I grew up with the kind of no-nonsense tough love parenting that both traumatized and strengthened me. We had no money, and my dad was good at making the best of challenging situations by leveraging the cheap labor of his four sons. We were all in it together, amid the drinking, the fighting and the shouting. Irish immigrants in England. Us lads against the world.
Fast forward 25 years and suburban, middle-class American parenting is a strange world for me. I can afford Adidas soccer cleats, so it just seems mean to buy my 11-year-old son the bootleg ones with the four stripes on, like I had. But where is the happy balance between raising children full of their own sense of personal power and usefulness, which my hardscrabble upbringing gave me, and offering support along that road?
It turns out that low-budget transatlantic travel is also a great way to embrace the micro-struggles that teach resilience: Jet lag; long train, ferry and bus rides; dead cell-phone batteries; no WIFI; no PlayStation; food with hidden vegetables inside; and hours spent listening to relatives that you barely know were all excellent invitations to try new things.
I designed a two-week trip last summer to catch up with family and friends, whom I hadn’t seen for way too long.

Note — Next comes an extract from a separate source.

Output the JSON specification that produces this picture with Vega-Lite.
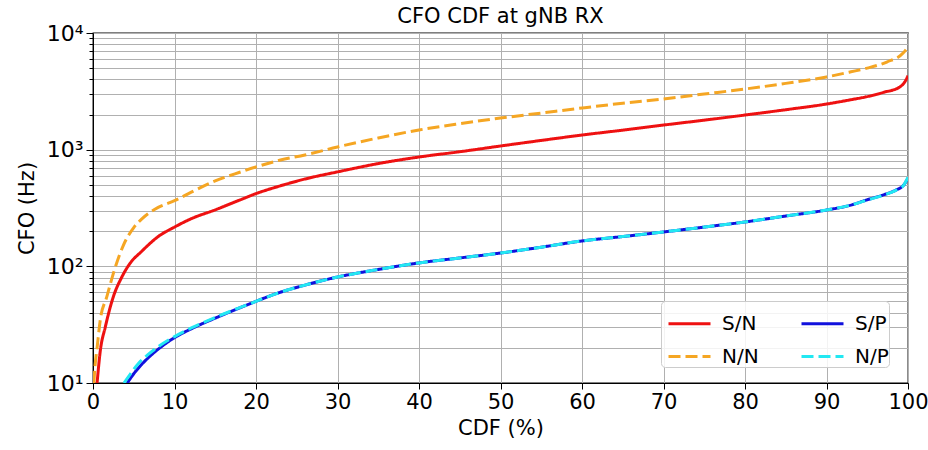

Our journey took me and my son Brendan from Baltimore to Iceland to Bristol to Wolverhampton to Birmingham to Leeds to Wetherby to London to Holyhead to Dublin to Athlone to Westport. Brendan played endless card games, tried to perfect Dublin, Yorkshire, Culchie and London accents, ate fish and chips wrapped in newspaper, read maps, learned history on the fly, played and fought with cousins, walked foreign dogs, converted currency and watched English TV quiz shows with the glory of knowing all the answers to questions about America.
Amid all that, one experience stands out: When we went to Croagh Patrick, the rocky mountain in County Maigh Eo, where St. Patrick used to pray. Twelve years previously I’d knelt in the little chapel at the top of Ireland’s holiest mountain, and pleaded with God that the battle with infertility would be won and that we’d have a child. My grandparents had dutifully climbed this mountain barefoot as an act of penitence and pilgrimage countless times. I’d dragged my wife up there, in the unspoken hope that some mystical intervention and appeal to my ancestors might be worth a try.
Fast forward just over a decade and I have Brendan, a son who came to us through adoption in Guatemala, and who had spent the previous day happily eating pizza, drinking Irish soda and playing on the swings with his new favorite Irish cousin.
On the day we went, it was drizzling, windy and a raw 56 degrees (not bad for July in Ireland). We’d been climbing for two and a half hours and as we turned the shoulder of the mountain, veiled in mist, the final 500 feet of the rocky vertical ascent came into view, at which point Brendan hurled his stick at me and cried out in anguish, “I can’t! I want to go home!”
I was tired, too. We were miserable. It felt like my childhood all over again, and sure enough, instead of sympathy or empathy, my inner Irish dad came out and I gruffly urged him on.
As we crawled up the rocky summit, literally on our hands and knees at times, the mutual animosity was palpable. When we reached the top we were both close to grudge-filled tears. I went into the little chapel as much to escape the awkward, hateful silence as anything.
I knelt down in the same spot as my famished ancestors, where I had knelt 12 years before, and my little boy silently stole in, knelt beside me and said, almost as miraculously as the sun which had finally melted through the clouds, “Gracias Papí. Thanks for making me do this, Papá. It’s pretty cool up here. We did it!”
They say a picture speaks a thousand words. Many of the ones in the photos we have from that day were curse words, but the rest were the story of an Irish exile with his Guatemalan son, finding out how doing new and difficult things together, with great love, makes them belong together.